If you’re reticent, don’t take the test drive. The GTS badge has always unabashedly proclaimed a driver’s car, maybe not the most potent or the very fastest in a straight line, but beguiling and engaging in a way the raw numbers can’t quite express. The Taycan may switch out the gas engine, but the GTS spirit is here in spades.

It is, above all else, fun. Fun in the “turn around and run that good road again” sense; fun in the “take the long route home because it twists and turns a little more” way. A rock-solid reminder that chassis and suspension and drivetrain setup are as much alchemy as they are science.

Being electric only helps, not hinders, all that. There are gas cars with similar horsepower and torque, true, but they don’t give it all to you from the very get-go. The immediacy of their delivery turn the Taycan GTS into a rocket, belying the not-inconsiderable curb weight (5,077 pounds for the sedan and 5,152 pounds for the Sport Turismo).

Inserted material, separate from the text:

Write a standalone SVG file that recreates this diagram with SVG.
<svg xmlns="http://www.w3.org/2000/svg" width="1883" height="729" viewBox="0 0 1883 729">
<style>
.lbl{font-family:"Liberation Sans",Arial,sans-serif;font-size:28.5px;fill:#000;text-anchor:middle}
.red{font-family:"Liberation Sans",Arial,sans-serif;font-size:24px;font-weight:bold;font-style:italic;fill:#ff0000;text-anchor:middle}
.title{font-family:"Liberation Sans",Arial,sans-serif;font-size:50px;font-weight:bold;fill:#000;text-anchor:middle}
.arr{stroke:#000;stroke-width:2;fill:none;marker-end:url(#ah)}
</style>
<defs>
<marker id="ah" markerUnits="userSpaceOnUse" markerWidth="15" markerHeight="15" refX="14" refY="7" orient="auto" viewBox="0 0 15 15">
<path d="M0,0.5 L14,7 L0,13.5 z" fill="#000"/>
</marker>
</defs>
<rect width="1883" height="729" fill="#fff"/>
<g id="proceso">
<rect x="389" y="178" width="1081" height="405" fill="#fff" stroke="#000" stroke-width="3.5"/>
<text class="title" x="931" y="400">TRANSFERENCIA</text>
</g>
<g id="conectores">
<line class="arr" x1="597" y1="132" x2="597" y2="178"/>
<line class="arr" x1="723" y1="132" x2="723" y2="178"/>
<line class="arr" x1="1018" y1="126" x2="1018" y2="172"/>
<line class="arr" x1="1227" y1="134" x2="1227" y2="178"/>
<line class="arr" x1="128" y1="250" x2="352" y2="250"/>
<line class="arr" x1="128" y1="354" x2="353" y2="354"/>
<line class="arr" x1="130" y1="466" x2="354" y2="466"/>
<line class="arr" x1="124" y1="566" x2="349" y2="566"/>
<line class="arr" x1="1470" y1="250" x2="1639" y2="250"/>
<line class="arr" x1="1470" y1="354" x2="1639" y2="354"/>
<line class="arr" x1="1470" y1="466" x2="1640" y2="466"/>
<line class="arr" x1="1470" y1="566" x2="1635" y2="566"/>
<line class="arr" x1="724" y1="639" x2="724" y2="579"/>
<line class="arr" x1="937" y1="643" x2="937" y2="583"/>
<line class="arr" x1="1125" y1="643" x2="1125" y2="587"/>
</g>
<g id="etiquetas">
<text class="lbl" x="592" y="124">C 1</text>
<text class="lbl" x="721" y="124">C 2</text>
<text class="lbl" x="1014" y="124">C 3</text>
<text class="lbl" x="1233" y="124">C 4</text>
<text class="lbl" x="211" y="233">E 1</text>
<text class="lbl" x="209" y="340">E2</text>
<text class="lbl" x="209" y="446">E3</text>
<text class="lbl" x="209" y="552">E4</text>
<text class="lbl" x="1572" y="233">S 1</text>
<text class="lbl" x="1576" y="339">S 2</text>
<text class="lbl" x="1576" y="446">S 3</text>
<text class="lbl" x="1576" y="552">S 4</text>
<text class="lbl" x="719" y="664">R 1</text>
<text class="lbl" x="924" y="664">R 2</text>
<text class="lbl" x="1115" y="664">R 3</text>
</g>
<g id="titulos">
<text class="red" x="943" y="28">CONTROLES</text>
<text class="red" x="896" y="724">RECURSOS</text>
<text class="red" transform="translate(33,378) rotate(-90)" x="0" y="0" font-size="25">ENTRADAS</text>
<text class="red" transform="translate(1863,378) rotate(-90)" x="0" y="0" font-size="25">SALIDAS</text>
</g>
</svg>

You’d think, once you reached the first corner, that physics and heft would have their collective say. Instead, the GTS sails through the bends, communicative and eager. There are Sport and a Sport+ drive modes, both cranking up the experience, but even at its most uncapped there’s none of that sense some fast cars give that you’re flirting with things seriously out of your depth.

Could you still screw things up royally? Sure, though Porsche’s blend of safety tech and dialed-in polish would give you plenty of warning before that actually happened. The result is a sense of reassurance that coaxes out a little more from you with every straight and corner that passes.

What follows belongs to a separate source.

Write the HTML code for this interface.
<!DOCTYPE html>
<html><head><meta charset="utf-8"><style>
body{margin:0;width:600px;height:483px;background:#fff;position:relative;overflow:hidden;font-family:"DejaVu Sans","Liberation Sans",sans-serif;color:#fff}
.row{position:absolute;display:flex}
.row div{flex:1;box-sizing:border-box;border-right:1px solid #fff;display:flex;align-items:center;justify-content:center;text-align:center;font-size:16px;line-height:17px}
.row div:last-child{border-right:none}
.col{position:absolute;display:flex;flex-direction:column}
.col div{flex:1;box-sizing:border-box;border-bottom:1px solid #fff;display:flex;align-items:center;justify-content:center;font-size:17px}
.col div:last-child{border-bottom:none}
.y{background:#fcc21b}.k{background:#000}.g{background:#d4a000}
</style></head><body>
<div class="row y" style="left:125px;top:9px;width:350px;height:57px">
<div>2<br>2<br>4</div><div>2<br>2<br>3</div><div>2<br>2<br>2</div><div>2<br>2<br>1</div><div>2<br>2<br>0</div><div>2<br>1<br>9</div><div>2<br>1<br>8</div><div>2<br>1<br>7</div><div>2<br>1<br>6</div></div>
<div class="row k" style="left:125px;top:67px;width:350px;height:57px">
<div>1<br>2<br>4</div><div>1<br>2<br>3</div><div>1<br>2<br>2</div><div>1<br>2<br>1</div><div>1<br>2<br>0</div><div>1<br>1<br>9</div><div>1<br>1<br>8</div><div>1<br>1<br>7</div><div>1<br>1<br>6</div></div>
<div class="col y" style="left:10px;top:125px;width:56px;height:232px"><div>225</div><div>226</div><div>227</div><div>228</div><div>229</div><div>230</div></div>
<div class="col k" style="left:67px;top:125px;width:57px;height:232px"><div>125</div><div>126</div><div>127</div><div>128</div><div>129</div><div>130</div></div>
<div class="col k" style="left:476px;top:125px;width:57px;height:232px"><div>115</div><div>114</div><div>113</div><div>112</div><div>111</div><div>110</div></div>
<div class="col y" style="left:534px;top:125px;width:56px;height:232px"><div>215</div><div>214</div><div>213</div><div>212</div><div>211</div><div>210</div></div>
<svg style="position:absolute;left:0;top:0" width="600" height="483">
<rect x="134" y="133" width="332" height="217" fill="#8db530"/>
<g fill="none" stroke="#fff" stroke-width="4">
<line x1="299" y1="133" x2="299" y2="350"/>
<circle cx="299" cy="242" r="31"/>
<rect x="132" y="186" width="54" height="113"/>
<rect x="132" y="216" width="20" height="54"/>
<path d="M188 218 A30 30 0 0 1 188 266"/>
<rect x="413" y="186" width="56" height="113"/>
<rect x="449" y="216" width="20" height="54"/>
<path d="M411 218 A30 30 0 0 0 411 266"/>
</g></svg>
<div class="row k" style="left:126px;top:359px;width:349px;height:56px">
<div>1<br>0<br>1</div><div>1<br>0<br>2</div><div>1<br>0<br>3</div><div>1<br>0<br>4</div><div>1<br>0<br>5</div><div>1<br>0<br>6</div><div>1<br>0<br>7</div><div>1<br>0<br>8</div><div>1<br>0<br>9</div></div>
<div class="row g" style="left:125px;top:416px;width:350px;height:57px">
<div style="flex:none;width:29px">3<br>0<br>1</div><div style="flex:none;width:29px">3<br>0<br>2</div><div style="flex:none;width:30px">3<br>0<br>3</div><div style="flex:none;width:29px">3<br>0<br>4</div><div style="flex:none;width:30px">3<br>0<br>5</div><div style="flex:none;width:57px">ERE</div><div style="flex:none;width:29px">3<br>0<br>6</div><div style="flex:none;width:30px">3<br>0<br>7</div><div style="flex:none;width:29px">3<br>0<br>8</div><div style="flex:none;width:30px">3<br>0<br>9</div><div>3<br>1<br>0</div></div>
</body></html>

Perhaps the most immediately-noticeable difference between Sport and Sport+ modes is the soundtrack. Porsche cooked up a custom noise – inside and out – for the Taycan GTS, which it compares to the unique sounds that internal combustion GTS models with their sports exhausts produce. It’s based on the actual sounds that the EV’s motors make, albeit synthesized and modified, and then “optimally replayed” according to how you’re driving.

The result is… not bad at all. Maybe the biggest complement I can pay is that I actually stopped noticing it most of the time: it just became a subconscious indicator of speed and motor power. If you want, you can turn it off with an easily-found option in the menus.